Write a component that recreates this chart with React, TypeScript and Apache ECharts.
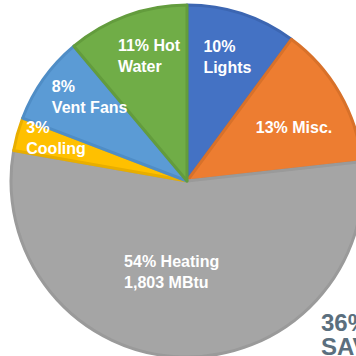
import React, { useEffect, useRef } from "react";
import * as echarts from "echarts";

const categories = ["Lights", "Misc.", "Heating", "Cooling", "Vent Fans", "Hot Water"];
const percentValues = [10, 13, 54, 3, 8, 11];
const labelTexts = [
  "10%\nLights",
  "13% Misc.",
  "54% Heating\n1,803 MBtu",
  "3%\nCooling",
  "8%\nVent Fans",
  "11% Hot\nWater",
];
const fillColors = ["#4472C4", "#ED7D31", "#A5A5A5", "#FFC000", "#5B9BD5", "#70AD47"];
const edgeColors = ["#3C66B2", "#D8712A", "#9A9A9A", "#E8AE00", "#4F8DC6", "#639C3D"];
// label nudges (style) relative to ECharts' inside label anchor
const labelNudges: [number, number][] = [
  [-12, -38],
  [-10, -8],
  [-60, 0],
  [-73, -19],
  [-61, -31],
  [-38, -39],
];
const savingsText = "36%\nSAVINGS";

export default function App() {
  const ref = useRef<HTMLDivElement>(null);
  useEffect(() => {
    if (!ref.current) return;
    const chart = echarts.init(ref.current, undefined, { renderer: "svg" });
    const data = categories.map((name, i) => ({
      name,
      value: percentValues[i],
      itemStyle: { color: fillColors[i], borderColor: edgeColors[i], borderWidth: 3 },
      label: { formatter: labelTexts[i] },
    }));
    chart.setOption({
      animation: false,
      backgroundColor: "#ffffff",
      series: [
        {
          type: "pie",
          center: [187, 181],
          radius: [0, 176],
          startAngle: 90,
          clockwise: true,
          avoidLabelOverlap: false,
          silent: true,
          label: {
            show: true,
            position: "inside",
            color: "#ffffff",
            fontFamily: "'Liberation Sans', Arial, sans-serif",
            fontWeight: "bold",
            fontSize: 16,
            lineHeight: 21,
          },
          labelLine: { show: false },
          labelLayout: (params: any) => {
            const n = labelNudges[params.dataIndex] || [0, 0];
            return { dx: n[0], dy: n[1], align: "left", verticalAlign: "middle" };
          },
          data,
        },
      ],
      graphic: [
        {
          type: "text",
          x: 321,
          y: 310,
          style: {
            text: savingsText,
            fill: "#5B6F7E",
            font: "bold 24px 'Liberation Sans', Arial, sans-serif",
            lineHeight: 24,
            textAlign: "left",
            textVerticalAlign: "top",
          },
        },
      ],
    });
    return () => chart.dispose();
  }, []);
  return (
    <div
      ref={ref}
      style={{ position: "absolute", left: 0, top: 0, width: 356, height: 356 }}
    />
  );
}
★ ★ ★ ★ ★
§ To be done:
Show all lines above holding "React".

§ The response:
Write a component that recreates this chart with React, TypeScript and Apache ECharts.
import React, { useEffect, useRef } from "react";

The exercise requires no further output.